WASHINGTON — Walter Reed Army Medical Center, the Army’s flagship hospital where privates to presidents have gone for care, is closing its doors after more than a century.

Hundreds of thousands of the nation’s war wounded from World War I to today have received treatment at Walter Reed, including 18,000 troops who served in Iraq and Afghanistan.

President Dwight Eisenhower died there. So did Gens. John J. Pershing and Douglas MacArthur.

It’s where countless celebrities, from Bob Hope to quarterback Tom Brady, have stopped to show their respect to the wounded. Through the use of medical diplomacy, the center also has tended to foreign leaders.

The storied hospital, which opened in 1909, was scarred by a 2007 scandal about substandard living conditions on its grounds for wounded troops in outpatient care and the red tape they faced. It led to improved care for the wounded, at Walter Reed and throughout the military. By then, however, plans were moving forward to close Walter Reed’s campus.

Two years earlier, a government commission, noting that Walter Reed was showing its age, voted to close the facility and consolidate its operations with the National Naval Medical Center in Bethesda, Md., and a hospital at Fort Belvoir, Va., to save money.

Former and current patients and staff members will say goodbye at a ceremony Wednesday on the parade grounds in front of the main concrete and glass hospital complex. Most of the moving will occur in August. On Sept. 15, the Army hands over the campus to the new tenants: the State Department and the District of Columbia. The buildings on campus deemed national historic landmarks will be preserved; others probably will be torn down. The city is expected to develop its section for retail and other uses.

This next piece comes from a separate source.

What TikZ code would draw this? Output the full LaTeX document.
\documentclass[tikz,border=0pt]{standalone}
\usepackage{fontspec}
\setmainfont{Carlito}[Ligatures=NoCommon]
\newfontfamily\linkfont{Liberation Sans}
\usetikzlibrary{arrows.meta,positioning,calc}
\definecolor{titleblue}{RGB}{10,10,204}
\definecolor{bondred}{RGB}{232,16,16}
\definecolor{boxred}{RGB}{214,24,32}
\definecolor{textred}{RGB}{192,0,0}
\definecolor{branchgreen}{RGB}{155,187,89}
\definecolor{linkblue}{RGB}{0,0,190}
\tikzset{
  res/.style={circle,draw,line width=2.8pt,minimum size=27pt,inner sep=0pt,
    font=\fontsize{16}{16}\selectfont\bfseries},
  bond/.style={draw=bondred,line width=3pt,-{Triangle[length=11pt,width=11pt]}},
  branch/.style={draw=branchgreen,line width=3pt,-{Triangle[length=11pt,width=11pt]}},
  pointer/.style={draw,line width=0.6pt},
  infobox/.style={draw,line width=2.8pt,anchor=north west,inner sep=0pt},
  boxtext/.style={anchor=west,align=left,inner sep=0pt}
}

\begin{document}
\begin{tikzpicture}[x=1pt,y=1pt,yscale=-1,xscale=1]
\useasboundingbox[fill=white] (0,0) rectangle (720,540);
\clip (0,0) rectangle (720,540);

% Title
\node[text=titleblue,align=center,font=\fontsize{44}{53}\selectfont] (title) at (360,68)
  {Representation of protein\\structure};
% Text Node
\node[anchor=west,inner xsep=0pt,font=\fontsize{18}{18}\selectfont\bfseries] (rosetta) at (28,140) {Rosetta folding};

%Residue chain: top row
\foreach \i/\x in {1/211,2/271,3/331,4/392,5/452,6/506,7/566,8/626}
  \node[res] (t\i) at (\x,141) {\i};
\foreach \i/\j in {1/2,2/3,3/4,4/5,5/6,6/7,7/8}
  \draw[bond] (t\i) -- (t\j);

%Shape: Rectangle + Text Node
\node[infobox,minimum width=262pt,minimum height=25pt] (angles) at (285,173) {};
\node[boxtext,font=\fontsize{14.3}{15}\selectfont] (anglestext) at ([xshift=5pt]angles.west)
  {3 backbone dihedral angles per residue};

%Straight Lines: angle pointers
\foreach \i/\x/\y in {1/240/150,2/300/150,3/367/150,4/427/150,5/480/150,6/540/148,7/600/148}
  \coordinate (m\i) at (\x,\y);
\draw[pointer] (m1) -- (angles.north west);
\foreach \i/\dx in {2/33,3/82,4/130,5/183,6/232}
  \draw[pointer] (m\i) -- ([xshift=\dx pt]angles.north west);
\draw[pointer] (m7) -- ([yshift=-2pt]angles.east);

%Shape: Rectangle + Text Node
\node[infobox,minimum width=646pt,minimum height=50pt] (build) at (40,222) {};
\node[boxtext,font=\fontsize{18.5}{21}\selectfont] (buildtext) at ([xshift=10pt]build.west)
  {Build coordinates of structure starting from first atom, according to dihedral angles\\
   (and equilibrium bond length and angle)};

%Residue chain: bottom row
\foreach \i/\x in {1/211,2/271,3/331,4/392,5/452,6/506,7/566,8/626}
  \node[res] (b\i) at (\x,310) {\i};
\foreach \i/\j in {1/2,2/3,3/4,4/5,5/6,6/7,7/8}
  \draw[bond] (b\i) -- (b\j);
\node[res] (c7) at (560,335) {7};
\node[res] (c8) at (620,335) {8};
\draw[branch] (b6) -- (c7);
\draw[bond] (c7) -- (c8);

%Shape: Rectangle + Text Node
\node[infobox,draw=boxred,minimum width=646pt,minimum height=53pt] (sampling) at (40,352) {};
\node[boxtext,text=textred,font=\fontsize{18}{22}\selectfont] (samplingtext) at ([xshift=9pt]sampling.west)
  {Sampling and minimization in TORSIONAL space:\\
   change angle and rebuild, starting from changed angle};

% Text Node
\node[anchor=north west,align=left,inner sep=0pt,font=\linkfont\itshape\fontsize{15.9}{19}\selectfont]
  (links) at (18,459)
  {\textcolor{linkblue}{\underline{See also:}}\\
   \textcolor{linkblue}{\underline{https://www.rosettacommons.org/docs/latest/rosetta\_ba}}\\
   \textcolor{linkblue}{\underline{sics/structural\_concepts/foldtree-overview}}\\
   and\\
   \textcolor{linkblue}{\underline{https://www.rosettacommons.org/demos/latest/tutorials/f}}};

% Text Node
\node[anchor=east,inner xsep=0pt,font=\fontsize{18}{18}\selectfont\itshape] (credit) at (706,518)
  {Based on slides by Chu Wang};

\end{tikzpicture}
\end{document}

“For many of the staff members, even though they know that this is the future of the military health system, in a way, it’s still like losing your favorite uncle, and so there is a certain amount of mourning that is going on and it is an emotional time,” said Col. Norvell Coots, commander of the Walter Reed Health Care System.

The new facility will be called the Walter Reed National Military Medical Center. It will consolidate many of Walter Reed’s current offerings with the Navy hospital.